» What is needed:
Where a line below holds the string "React", copy that line.
□ □ □
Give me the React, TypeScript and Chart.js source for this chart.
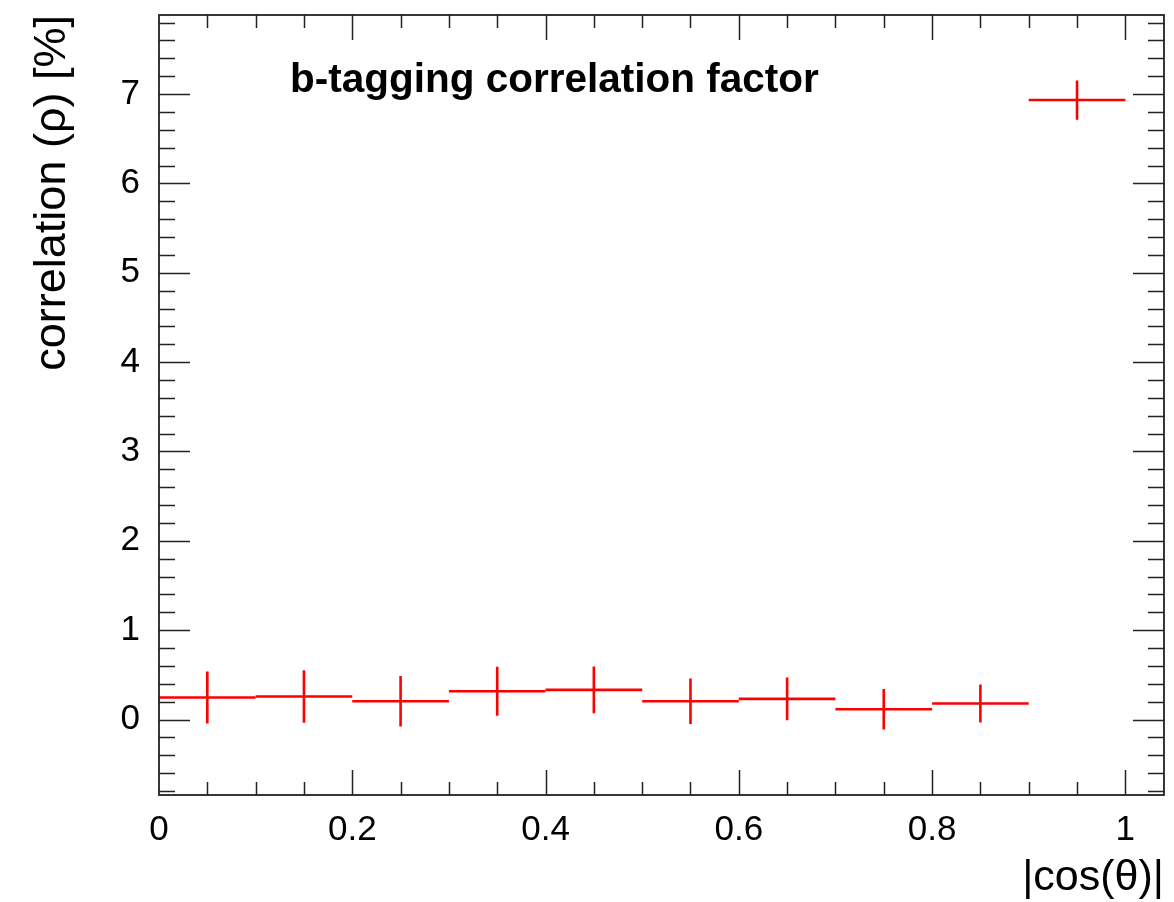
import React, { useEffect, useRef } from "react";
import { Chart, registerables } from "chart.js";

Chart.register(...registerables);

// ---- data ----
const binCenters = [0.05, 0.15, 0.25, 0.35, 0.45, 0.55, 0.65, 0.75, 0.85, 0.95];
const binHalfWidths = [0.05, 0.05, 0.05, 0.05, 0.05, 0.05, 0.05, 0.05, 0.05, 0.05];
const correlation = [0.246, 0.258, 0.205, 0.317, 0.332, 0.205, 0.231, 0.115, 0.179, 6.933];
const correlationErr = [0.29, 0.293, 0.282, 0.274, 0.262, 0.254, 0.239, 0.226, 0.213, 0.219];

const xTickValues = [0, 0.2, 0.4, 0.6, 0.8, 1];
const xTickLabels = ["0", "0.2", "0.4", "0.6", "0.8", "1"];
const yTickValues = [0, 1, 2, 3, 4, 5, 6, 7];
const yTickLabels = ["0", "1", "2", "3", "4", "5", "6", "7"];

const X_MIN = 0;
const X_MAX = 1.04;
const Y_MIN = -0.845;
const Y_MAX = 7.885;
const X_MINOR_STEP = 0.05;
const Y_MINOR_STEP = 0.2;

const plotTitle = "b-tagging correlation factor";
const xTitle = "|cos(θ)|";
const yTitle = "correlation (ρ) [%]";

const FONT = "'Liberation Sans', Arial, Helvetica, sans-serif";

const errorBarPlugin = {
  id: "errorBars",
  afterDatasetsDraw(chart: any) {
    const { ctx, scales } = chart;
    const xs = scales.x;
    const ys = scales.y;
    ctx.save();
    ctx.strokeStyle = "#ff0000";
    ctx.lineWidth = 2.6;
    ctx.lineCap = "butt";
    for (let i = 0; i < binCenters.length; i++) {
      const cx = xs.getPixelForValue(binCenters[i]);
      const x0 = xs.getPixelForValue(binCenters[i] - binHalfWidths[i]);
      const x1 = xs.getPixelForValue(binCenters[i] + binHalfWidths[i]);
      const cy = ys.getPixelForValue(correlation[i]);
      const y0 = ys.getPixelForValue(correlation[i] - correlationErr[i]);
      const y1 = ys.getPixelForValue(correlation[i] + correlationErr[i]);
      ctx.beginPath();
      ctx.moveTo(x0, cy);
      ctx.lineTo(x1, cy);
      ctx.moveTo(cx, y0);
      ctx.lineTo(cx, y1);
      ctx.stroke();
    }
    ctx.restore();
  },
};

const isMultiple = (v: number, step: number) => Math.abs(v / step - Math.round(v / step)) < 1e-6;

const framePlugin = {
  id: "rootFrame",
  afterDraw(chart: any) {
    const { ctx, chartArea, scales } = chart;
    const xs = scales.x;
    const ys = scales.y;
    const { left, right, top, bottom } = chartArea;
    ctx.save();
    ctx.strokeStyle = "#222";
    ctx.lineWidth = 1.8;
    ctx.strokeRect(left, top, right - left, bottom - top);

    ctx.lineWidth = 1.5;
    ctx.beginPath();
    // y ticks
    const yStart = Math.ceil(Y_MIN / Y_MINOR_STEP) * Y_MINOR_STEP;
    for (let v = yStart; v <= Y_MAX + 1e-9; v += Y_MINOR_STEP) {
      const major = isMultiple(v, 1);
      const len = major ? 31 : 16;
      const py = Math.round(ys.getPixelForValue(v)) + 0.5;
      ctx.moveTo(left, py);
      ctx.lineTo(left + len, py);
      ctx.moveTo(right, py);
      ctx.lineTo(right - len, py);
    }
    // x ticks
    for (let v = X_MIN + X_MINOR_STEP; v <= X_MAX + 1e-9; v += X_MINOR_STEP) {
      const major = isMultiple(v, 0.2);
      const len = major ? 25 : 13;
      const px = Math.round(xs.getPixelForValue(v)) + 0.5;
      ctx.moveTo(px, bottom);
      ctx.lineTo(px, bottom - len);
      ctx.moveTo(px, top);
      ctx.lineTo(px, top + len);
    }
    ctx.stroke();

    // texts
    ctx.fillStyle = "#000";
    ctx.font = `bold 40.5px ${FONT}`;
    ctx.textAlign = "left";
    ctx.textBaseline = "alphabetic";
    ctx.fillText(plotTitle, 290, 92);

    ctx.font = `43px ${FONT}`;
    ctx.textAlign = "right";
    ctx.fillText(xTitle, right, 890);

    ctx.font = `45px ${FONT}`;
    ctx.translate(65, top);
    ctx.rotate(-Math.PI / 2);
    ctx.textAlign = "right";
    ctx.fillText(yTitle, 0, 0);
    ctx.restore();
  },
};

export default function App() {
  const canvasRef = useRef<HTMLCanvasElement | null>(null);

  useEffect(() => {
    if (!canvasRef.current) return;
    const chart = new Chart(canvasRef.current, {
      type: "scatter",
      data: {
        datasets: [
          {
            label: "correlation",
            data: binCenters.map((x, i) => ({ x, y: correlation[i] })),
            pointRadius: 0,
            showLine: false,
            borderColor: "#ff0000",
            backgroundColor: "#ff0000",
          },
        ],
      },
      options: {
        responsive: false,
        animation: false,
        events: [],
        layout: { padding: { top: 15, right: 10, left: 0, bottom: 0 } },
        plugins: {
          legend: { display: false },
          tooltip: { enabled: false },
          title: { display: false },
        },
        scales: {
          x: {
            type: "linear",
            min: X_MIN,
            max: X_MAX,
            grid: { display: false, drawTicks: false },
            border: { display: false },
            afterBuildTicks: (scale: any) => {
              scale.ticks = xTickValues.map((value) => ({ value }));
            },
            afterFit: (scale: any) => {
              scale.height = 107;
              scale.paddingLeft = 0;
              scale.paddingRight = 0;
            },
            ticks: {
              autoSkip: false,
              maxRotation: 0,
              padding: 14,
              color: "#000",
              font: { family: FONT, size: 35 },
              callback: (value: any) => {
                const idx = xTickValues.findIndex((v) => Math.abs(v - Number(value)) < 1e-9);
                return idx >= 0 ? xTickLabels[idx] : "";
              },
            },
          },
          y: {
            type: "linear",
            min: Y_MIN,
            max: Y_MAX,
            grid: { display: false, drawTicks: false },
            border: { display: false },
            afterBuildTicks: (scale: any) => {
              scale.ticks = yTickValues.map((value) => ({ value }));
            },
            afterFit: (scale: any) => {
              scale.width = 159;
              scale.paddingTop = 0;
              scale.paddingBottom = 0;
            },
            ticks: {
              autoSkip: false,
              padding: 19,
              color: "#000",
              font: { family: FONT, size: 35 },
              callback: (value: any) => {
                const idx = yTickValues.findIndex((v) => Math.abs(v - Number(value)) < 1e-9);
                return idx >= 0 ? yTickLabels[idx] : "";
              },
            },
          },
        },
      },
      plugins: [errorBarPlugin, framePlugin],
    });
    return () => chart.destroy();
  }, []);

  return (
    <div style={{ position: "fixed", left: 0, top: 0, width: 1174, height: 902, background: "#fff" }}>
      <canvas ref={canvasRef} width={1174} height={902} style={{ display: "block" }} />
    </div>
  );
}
□ □ □
» Exercise result:
Give me the React, TypeScript and Chart.js source for this chart.
import React, { useEffect, useRef } from "react";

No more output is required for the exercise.